En cada ser humano habita una fuerza que no se deja domesticar por completo: una voluntad que trasciende las circunstancias, que no se conforma con lo que es ni se limita a lo que parece posible.
Esa fuerza, a la que podemos llamar espíritu indomable, no busca simplemente un objetivo concreto, sino que expresa un deseo más profundo: el querer ser más, el poder ir más allá de uno mismo.
No se trata de ambición en el sentido común, ni de una necesidad de éxito exterior.
Es más bien una especie de impulso interior que nos empuja a crecer, a resistir, a imaginar nuevos caminos incluso en medio de la adversidad.

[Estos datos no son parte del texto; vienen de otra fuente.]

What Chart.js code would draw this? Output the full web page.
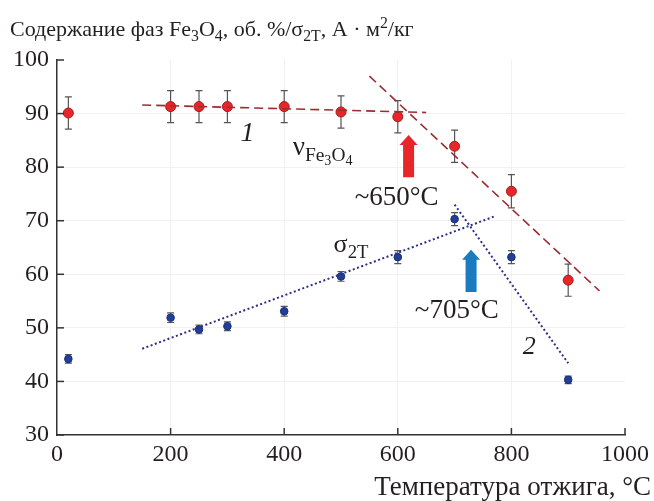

Este querer; aunque no siempre tenga un destino claro, es lo que nos mantiene en movimiento, lo que da sentido a nuestra lucha cotidiana.
El poder a’ que se refiere este espíritu no es solo fuerza física o capacidad técnica.
Es una potencia más esencial: la de afirmarse, la de persistir, la de buscar sentido incluso cuando el mundo parece negarlo.
Así, querer y poder se entrelazan no en un resultado garantizado, sino en la actitud de quien no renuncia a sí mismo, aun cuando todo parece perdido.
Lo indomable del espíritu humano no está en la conquista exterior, sino en la fidelidad a esa voz interna y también de quien nos rodea que nos dice: sigue, aunque no sepas a dónde.
En esa tensión entre nuestros límites y nuestras posibilidades es donde se forma lo humano.
Porque no somos simplemente lo que hemos sido, sino también aquello que estamos intentando ser.
Y aunque muchas veces no alcancemos lo que soñamos, el simple hecho de persistir nos eleva.
Es en ese acto donde reside nuestra dignidad más profunda: no en lo que logramos, sino en no dejar de querer lograrlo.